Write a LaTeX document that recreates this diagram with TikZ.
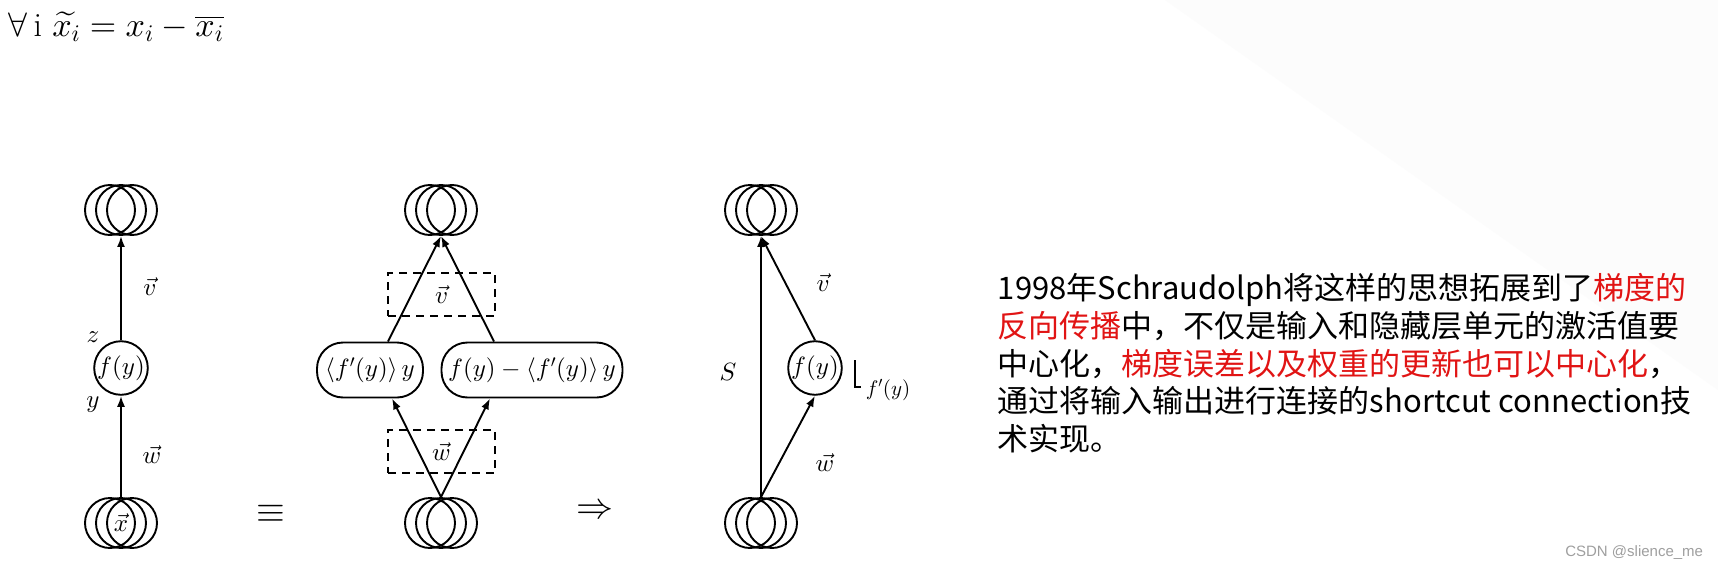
+-------+
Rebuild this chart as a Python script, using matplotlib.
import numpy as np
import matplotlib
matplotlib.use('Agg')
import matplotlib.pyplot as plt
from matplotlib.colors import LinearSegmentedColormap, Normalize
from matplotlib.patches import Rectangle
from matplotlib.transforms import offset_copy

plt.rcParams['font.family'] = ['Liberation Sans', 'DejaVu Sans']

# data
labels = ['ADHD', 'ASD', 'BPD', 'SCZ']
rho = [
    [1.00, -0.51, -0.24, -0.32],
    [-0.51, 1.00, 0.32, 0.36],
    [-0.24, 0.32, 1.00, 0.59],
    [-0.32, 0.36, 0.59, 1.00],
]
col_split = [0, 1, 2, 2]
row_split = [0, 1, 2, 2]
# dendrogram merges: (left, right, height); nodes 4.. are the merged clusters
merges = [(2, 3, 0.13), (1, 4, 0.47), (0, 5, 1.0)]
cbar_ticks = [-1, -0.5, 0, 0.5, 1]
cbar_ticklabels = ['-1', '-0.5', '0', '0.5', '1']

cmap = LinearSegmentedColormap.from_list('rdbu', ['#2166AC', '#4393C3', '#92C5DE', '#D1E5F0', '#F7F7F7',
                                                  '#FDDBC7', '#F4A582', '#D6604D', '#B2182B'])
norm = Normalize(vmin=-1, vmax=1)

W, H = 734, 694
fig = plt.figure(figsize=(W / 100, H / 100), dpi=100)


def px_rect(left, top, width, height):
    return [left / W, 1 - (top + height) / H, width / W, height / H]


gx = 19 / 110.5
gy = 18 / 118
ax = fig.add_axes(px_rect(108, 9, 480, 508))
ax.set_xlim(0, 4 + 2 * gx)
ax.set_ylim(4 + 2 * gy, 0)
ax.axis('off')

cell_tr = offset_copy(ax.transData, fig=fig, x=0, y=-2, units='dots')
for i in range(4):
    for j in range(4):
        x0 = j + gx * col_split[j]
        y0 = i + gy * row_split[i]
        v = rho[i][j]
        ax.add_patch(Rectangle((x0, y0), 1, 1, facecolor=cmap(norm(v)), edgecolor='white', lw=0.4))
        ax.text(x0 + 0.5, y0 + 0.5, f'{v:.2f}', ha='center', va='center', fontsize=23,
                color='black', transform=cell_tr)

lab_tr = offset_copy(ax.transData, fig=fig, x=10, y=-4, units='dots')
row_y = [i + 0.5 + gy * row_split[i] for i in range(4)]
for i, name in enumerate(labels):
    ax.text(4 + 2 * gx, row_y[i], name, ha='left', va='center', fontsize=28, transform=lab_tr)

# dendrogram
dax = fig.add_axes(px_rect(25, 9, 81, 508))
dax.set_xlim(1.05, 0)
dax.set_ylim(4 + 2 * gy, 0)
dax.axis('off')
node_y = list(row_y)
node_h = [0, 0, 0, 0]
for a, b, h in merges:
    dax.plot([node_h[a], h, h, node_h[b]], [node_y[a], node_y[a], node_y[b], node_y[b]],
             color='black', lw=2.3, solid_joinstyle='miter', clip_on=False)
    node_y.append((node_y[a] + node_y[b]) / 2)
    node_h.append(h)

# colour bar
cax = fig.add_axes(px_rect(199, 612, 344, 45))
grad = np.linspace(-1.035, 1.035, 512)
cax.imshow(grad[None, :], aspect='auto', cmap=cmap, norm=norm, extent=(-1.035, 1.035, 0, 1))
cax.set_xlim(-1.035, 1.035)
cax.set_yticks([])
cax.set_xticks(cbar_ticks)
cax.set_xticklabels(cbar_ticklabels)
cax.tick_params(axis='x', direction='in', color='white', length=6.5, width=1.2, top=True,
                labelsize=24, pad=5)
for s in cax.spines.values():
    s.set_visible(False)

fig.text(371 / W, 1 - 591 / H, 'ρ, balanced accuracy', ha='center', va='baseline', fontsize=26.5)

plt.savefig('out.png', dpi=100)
+-------+
* Problem statement: Looking at the data above, return every line from the one with "Rebuild this chart" down to the one with "plt.rcParams['font.family'] = ['Liberation", exactly and inclusively.

* Response:
Rebuild this chart as a Python script, using matplotlib.
import numpy as np
import matplotlib
matplotlib.use('Agg')
import matplotlib.pyplot as plt
from matplotlib.colors import LinearSegmentedColormap, Normalize
from matplotlib.patches import Rectangle
from matplotlib.transforms import offset_copy

plt.rcParams['font.family'] = ['Liberation Sans', 'DejaVu Sans']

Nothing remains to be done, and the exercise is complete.